- You wish to establish your business here permanently.
- You do not wish to establish your business here permanently, but temporarily.
- You want to have personnel working here on behalf of your business, but you have no business establishment here.
Permanent establishment in the Netherlands
If you are a foreign company with a Dutch branch (permanent establishment), you must be registered in the Commercial Register. Registration is done either in person or by sending in several documents and forms.
Who can register the company?
You can register the business in the Commercial Register if you are:
- a director of the company.
- a manager of the Dutch branch and have a power of attorney demonstrating that you are the manager. That power of attorney must be in Dutch with original signatures of the director. You are also required to register as a manager.
How can you register the company?
You must present yourself in person by appointment at the Chamber of Commerce with valid proof of identity. An official living abroad is not required to provide proof of identity in person, but can send in a number of documents.
The forms you have to use, are:
The English-language forms can be used for standard details. Free-form texts such the description of activities et cetera must always be stated in Dutch or in English with a translation.
Please note: Only foreign legal entities can register in the Commercial Register. If you wish to open a Dutch branch of, for instance, your foreign sole proprietorship, you will need to set up a new business.
The documents you must submit in either Dutch, English, German or French are:
- proof of company registration from the country where it was founded (no older than one month);
- certified copy of the Memorandum of Association;
- certified copy of the Articles of Association;
- certificate of incumbency, which clearly shows the appointed Board of Directors.
The documents must be certified as authentic copies or original documents. The Chamber of Commerce can ask for a document that confirms the authenticity of the foreign public deeds (an ‘apostille’).
If you have any questions relating to your registration, please contact the Chamber of Commerce (only in Dutch).
No permanent establishment in the Netherlands
If you are a foreign legal entity that does not have a permanent establishment in the Netherlands, you do not have to register with the Commercial Register. However, if your business involves VAT, you will have to register with the Dutch Tax and Customs Administration.
Please note: Registration is also mandatory for foreign businesses without a Dutch branch that provide workers on a paid basis in or to the Netherlands. Examples of such companies are temporary employment agencies, payroll companies and jobs pools based outside the Netherlands but active in the Netherlands.
Registration employment agencies and other suppliers of workers
If your organisation supplies workers in the Netherlands, you must include this information explicitly in your registration in the Commercial Register. This also applies to foreign companies offering their employment services without a Dutch branch and businesses referred to as '06-vans' (mobile employment agencies). Failing to do so may result in high administrative fines. If you hire staff from a supplier which is not listed in the Handerlsregister, you may be fined as well. You should therefore always check whether the supplier has been registered correctly.
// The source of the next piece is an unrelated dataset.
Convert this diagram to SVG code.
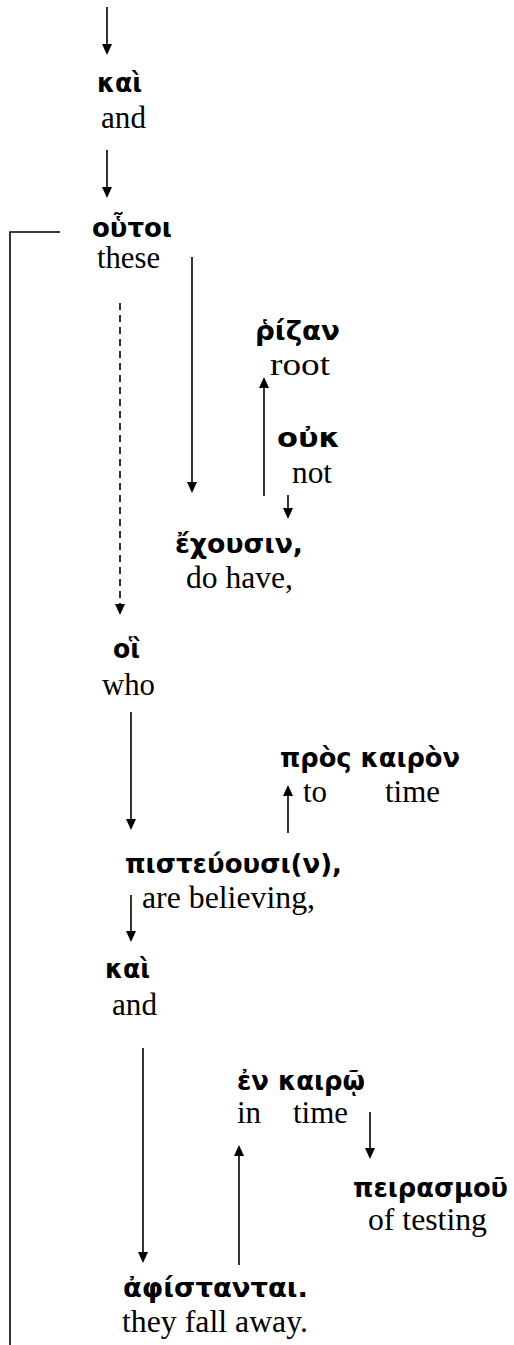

You can use the Waadi check (only in Dutch) offered by the Chamber of Commerce for this purpose. 'Waadi' relates to the Placement of Personnel by Intermediaries Act (WAADI: Wet allocatie arbeidskrachten door intermediairs).
Requirements for companies formally registered abroad
The Companies Formally Registered Abroad Act (Wfbv: Wet op de formeel buitenlandse vennootschappen) applies to companies from outside the European Economic Area that operate entirely in the Netherlands and have no real connection with the country of incorporation.
Must a foreign company that is a director of a Dutch legal entity register as well?
Only the Dutch legal entity must register and state the details of the foreign company acting as director.
Must a Dutch legal entity with only branches outside the Netherlands register as well?
The Dutch legal entity must register in the Commercial Register. The details of the business abroad are not entered in the Commercial Register.
Registering a British Limited
A British Limited (Ltd) with a branch in the Netherlands must register in the Commercial Register.
How can you register the Limited?
Check who may register the Limited. That person must present him- or herself in person at the Chamber of Commerce with a valid proof of identity. An official living abroad is not required to provide proof of identity in person, but can send in a number of documents. You must use the following registration forms to register:
The forms you must use, are:
You can use English-language forms as an aid, but you are required to submit the Dutch-language version.
Proof of registration of the Limited
Besides the registration form, you will require proof of registration that is no more than one month old, to demonstrate that the Limited is registered in the United Kingdom or Gibraltar. You can request these from the Companies House in Cardiff, Edinburgh, London, Belfast or Gibraltar. You will need one of the following documents:
- a 'certificate of good standing' stating the details of the directors;
- a 'current appointments report' or an 'electronic statement' with the details of the directors.
Deeds for registering the Limited
- A copy, certified by the director, of the 'certificate of incorporation' and if applicable a 'certificate of change of name'.
- A copy, certified by the director, of the 'memorandum of association' and the 'articles of association'. If 'Table A' is referred to in them, you must provide this as well.
In what language?
You must provide these documents in Dutch, German, English or French. The documents must be certified as authentic copies or original documents. The Chamber of Commerce can ask for a document that confirms the authenticity of the foreign public deeds (an 'apostille').